== Given information ==
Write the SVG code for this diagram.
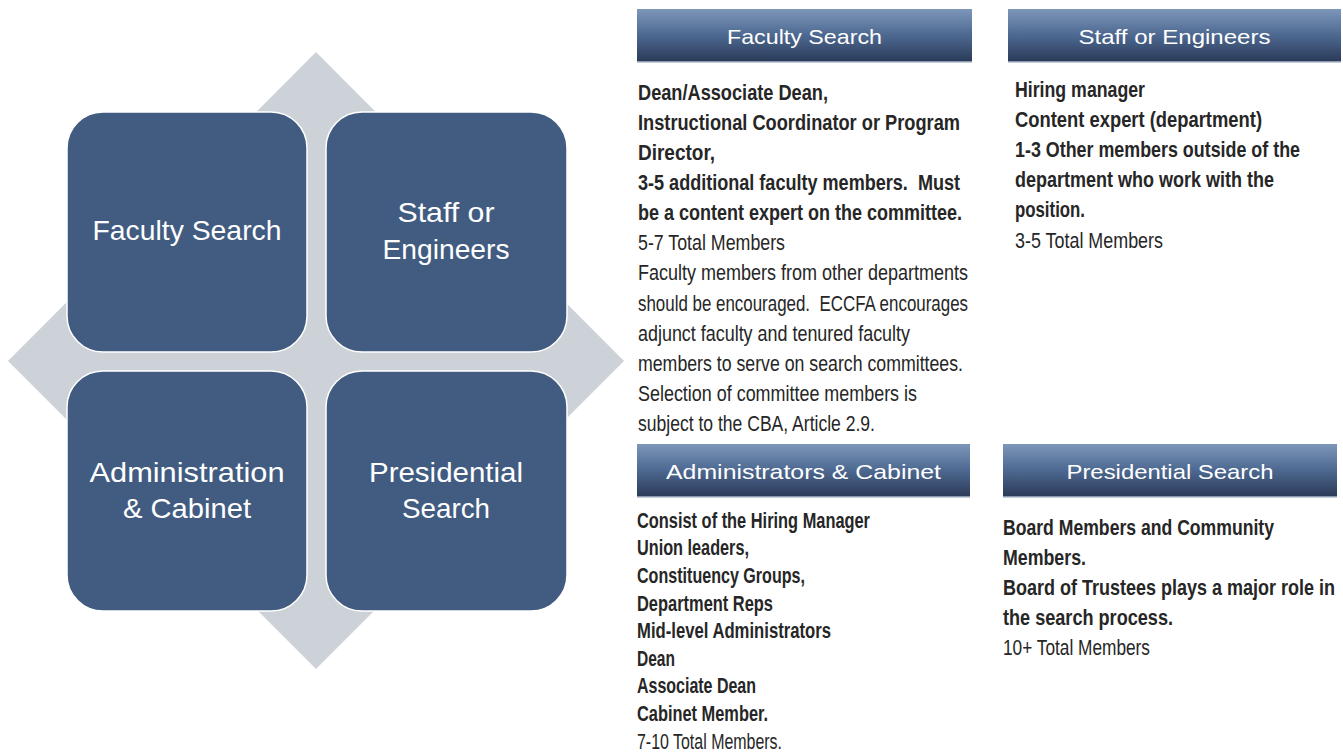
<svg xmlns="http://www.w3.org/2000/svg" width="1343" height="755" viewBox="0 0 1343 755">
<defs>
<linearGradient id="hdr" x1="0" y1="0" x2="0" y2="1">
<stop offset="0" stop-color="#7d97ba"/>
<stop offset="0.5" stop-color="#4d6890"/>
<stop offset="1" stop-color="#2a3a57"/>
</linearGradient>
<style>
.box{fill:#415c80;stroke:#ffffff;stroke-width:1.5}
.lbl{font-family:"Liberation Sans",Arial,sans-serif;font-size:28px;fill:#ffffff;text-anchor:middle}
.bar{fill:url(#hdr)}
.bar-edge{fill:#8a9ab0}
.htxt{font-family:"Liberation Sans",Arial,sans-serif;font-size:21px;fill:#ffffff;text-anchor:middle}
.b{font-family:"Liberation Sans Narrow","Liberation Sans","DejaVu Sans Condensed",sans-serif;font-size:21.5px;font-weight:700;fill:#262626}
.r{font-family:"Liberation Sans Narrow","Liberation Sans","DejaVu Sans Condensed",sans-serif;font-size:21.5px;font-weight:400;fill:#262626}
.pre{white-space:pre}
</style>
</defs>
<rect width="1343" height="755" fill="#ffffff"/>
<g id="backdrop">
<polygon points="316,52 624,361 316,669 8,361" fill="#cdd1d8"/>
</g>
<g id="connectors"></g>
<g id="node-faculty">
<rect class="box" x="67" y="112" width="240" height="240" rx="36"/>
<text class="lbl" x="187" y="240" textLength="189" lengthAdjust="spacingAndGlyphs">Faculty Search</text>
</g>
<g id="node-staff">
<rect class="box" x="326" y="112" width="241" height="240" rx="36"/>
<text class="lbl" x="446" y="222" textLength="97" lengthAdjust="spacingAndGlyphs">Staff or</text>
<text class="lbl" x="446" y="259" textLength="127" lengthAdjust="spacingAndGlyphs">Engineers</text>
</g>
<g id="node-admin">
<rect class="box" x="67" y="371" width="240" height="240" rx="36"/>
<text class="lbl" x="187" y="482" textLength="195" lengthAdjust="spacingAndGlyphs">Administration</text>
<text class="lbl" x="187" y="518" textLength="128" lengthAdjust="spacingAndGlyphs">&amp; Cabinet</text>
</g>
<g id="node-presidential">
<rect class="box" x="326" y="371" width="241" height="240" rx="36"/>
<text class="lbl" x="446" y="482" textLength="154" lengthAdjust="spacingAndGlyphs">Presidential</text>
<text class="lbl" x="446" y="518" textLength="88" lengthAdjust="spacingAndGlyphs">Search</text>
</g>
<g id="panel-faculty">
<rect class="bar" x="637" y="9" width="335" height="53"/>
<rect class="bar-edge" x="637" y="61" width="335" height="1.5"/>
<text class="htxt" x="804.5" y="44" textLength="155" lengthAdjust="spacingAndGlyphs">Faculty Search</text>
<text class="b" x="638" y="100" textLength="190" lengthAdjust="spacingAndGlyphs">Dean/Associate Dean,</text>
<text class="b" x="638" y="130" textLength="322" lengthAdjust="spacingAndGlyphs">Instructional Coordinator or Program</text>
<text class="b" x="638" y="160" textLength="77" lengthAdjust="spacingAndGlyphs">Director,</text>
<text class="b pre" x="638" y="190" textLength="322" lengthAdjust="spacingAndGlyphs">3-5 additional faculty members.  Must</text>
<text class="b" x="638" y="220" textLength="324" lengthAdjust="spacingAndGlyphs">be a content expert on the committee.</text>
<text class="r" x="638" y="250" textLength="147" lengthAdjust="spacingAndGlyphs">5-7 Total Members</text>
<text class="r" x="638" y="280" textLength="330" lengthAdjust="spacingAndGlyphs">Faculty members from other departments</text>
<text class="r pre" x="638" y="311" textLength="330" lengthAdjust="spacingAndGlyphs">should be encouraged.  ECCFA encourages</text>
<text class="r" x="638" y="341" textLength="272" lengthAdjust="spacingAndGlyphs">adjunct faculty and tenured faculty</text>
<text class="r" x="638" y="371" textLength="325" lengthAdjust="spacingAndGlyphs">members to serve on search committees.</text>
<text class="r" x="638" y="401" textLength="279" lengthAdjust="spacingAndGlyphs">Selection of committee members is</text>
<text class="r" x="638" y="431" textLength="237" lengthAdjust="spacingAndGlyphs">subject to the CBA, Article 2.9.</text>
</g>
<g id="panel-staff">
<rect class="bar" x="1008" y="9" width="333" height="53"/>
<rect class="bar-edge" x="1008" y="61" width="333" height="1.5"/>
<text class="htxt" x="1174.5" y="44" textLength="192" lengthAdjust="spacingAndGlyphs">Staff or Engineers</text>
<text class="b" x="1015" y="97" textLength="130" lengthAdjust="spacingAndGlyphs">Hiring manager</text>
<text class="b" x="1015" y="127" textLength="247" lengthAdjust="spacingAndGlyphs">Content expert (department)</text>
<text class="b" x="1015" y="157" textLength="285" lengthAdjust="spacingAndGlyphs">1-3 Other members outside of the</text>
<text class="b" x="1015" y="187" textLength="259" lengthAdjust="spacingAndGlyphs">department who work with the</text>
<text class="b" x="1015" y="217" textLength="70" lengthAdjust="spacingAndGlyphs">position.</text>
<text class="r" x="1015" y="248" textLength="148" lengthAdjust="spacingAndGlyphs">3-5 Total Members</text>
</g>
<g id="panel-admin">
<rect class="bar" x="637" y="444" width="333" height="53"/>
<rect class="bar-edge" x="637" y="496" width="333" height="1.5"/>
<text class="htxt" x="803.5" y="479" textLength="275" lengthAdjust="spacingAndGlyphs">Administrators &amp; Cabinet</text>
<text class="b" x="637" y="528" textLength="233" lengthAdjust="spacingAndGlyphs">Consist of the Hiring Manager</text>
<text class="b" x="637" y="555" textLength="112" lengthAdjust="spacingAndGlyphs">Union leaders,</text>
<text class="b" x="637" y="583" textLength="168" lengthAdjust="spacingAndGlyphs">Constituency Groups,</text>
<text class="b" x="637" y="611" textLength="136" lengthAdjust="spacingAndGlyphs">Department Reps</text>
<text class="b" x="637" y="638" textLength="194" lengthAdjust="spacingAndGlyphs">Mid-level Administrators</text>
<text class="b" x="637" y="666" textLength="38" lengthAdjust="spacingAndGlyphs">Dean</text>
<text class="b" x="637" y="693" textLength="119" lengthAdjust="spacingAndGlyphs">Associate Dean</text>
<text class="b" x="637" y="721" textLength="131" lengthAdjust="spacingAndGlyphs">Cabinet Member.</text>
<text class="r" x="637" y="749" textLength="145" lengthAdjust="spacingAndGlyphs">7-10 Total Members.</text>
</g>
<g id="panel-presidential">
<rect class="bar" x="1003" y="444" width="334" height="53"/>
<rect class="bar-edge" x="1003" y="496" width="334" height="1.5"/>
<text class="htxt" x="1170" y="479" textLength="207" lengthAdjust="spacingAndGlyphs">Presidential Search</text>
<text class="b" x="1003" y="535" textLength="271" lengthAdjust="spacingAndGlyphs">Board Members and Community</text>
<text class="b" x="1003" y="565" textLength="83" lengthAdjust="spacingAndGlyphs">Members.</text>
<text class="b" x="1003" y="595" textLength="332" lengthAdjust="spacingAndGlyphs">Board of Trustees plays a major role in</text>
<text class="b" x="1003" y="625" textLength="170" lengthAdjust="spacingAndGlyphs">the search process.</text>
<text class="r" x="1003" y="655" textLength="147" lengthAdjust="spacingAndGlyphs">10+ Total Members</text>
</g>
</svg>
===
[Required task]: Write out the listing above exactly as it stands, pictures excluded.

[Exercise response]:
Write the SVG code for this diagram.
<svg xmlns="http://www.w3.org/2000/svg" width="1343" height="755" viewBox="0 0 1343 755">
<defs>
<linearGradient id="hdr" x1="0" y1="0" x2="0" y2="1">
<stop offset="0" stop-color="#7d97ba"/>
<stop offset="0.5" stop-color="#4d6890"/>
<stop offset="1" stop-color="#2a3a57"/>
</linearGradient>
<style>
.box{fill:#415c80;stroke:#ffffff;stroke-width:1.5}
.lbl{font-family:"Liberation Sans",Arial,sans-serif;font-size:28px;fill:#ffffff;text-anchor:middle}
.bar{fill:url(#hdr)}
.bar-edge{fill:#8a9ab0}
.htxt{font-family:"Liberation Sans",Arial,sans-serif;font-size:21px;fill:#ffffff;text-anchor:middle}
.b{font-family:"Liberation Sans Narrow","Liberation Sans","DejaVu Sans Condensed",sans-serif;font-size:21.5px;font-weight:700;fill:#262626}
.r{font-family:"Liberation Sans Narrow","Liberation Sans","DejaVu Sans Condensed",sans-serif;font-size:21.5px;font-weight:400;fill:#262626}
.pre{white-space:pre}
</style>
</defs>
<rect width="1343" height="755" fill="#ffffff"/>
<g id="backdrop">
<polygon points="316,52 624,361 316,669 8,361" fill="#cdd1d8"/>
</g>
<g id="connectors"></g>
<g id="node-faculty">
<rect class="box" x="67" y="112" width="240" height="240" rx="36"/>
<text class="lbl" x="187" y="240" textLength="189" lengthAdjust="spacingAndGlyphs">Faculty Search</text>
</g>
<g id="node-staff">
<rect class="box" x="326" y="112" width="241" height="240" rx="36"/>
<text class="lbl" x="446" y="222" textLength="97" lengthAdjust="spacingAndGlyphs">Staff or</text>
<text class="lbl" x="446" y="259" textLength="127" lengthAdjust="spacingAndGlyphs">Engineers</text>
</g>
<g id="node-admin">
<rect class="box" x="67" y="371" width="240" height="240" rx="36"/>
<text class="lbl" x="187" y="482" textLength="195" lengthAdjust="spacingAndGlyphs">Administration</text>
<text class="lbl" x="187" y="518" textLength="128" lengthAdjust="spacingAndGlyphs">&amp; Cabinet</text>
</g>
<g id="node-presidential">
<rect class="box" x="326" y="371" width="241" height="240" rx="36"/>
<text class="lbl" x="446" y="482" textLength="154" lengthAdjust="spacingAndGlyphs">Presidential</text>
<text class="lbl" x="446" y="518" textLength="88" lengthAdjust="spacingAndGlyphs">Search</text>
</g>
<g id="panel-faculty">
<rect class="bar" x="637" y="9" width="335" height="53"/>
<rect class="bar-edge" x="637" y="61" width="335" height="1.5"/>
<text class="htxt" x="804.5" y="44" textLength="155" lengthAdjust="spacingAndGlyphs">Faculty Search</text>
<text class="b" x="638" y="100" textLength="190" lengthAdjust="spacingAndGlyphs">Dean/Associate Dean,</text>
<text class="b" x="638" y="130" textLength="322" lengthAdjust="spacingAndGlyphs">Instructional Coordinator or Program</text>
<text class="b" x="638" y="160" textLength="77" lengthAdjust="spacingAndGlyphs">Director,</text>
<text class="b pre" x="638" y="190" textLength="322" lengthAdjust="spacingAndGlyphs">3-5 additional faculty members.  Must</text>
<text class="b" x="638" y="220" textLength="324" lengthAdjust="spacingAndGlyphs">be a content expert on the committee.</text>
<text class="r" x="638" y="250" textLength="147" lengthAdjust="spacingAndGlyphs">5-7 Total Members</text>
<text class="r" x="638" y="280" textLength="330" lengthAdjust="spacingAndGlyphs">Faculty members from other departments</text>
<text class="r pre" x="638" y="311" textLength="330" lengthAdjust="spacingAndGlyphs">should be encouraged.  ECCFA encourages</text>
<text class="r" x="638" y="341" textLength="272" lengthAdjust="spacingAndGlyphs">adjunct faculty and tenured faculty</text>
<text class="r" x="638" y="371" textLength="325" lengthAdjust="spacingAndGlyphs">members to serve on search committees.</text>
<text class="r" x="638" y="401" textLength="279" lengthAdjust="spacingAndGlyphs">Selection of committee members is</text>
<text class="r" x="638" y="431" textLength="237" lengthAdjust="spacingAndGlyphs">subject to the CBA, Article 2.9.</text>
</g>
<g id="panel-staff">
<rect class="bar" x="1008" y="9" width="333" height="53"/>
<rect class="bar-edge" x="1008" y="61" width="333" height="1.5"/>
<text class="htxt" x="1174.5" y="44" textLength="192" lengthAdjust="spacingAndGlyphs">Staff or Engineers</text>
<text class="b" x="1015" y="97" textLength="130" lengthAdjust="spacingAndGlyphs">Hiring manager</text>
<text class="b" x="1015" y="127" textLength="247" lengthAdjust="spacingAndGlyphs">Content expert (department)</text>
<text class="b" x="1015" y="157" textLength="285" lengthAdjust="spacingAndGlyphs">1-3 Other members outside of the</text>
<text class="b" x="1015" y="187" textLength="259" lengthAdjust="spacingAndGlyphs">department who work with the</text>
<text class="b" x="1015" y="217" textLength="70" lengthAdjust="spacingAndGlyphs">position.</text>
<text class="r" x="1015" y="248" textLength="148" lengthAdjust="spacingAndGlyphs">3-5 Total Members</text>
</g>
<g id="panel-admin">
<rect class="bar" x="637" y="444" width="333" height="53"/>
<rect class="bar-edge" x="637" y="496" width="333" height="1.5"/>
<text class="htxt" x="803.5" y="479" textLength="275" lengthAdjust="spacingAndGlyphs">Administrators &amp; Cabinet</text>
<text class="b" x="637" y="528" textLength="233" lengthAdjust="spacingAndGlyphs">Consist of the Hiring Manager</text>
<text class="b" x="637" y="555" textLength="112" lengthAdjust="spacingAndGlyphs">Union leaders,</text>
<text class="b" x="637" y="583" textLength="168" lengthAdjust="spacingAndGlyphs">Constituency Groups,</text>
<text class="b" x="637" y="611" textLength="136" lengthAdjust="spacingAndGlyphs">Department Reps</text>
<text class="b" x="637" y="638" textLength="194" lengthAdjust="spacingAndGlyphs">Mid-level Administrators</text>
<text class="b" x="637" y="666" textLength="38" lengthAdjust="spacingAndGlyphs">Dean</text>
<text class="b" x="637" y="693" textLength="119" lengthAdjust="spacingAndGlyphs">Associate Dean</text>
<text class="b" x="637" y="721" textLength="131" lengthAdjust="spacingAndGlyphs">Cabinet Member.</text>
<text class="r" x="637" y="749" textLength="145" lengthAdjust="spacingAndGlyphs">7-10 Total Members.</text>
</g>
<g id="panel-presidential">
<rect class="bar" x="1003" y="444" width="334" height="53"/>
<rect class="bar-edge" x="1003" y="496" width="334" height="1.5"/>
<text class="htxt" x="1170" y="479" textLength="207" lengthAdjust="spacingAndGlyphs">Presidential Search</text>
<text class="b" x="1003" y="535" textLength="271" lengthAdjust="spacingAndGlyphs">Board Members and Community</text>
<text class="b" x="1003" y="565" textLength="83" lengthAdjust="spacingAndGlyphs">Members.</text>
<text class="b" x="1003" y="595" textLength="332" lengthAdjust="spacingAndGlyphs">Board of Trustees plays a major role in</text>
<text class="b" x="1003" y="625" textLength="170" lengthAdjust="spacingAndGlyphs">the search process.</text>
<text class="r" x="1003" y="655" textLength="147" lengthAdjust="spacingAndGlyphs">10+ Total Members</text>
</g>
</svg>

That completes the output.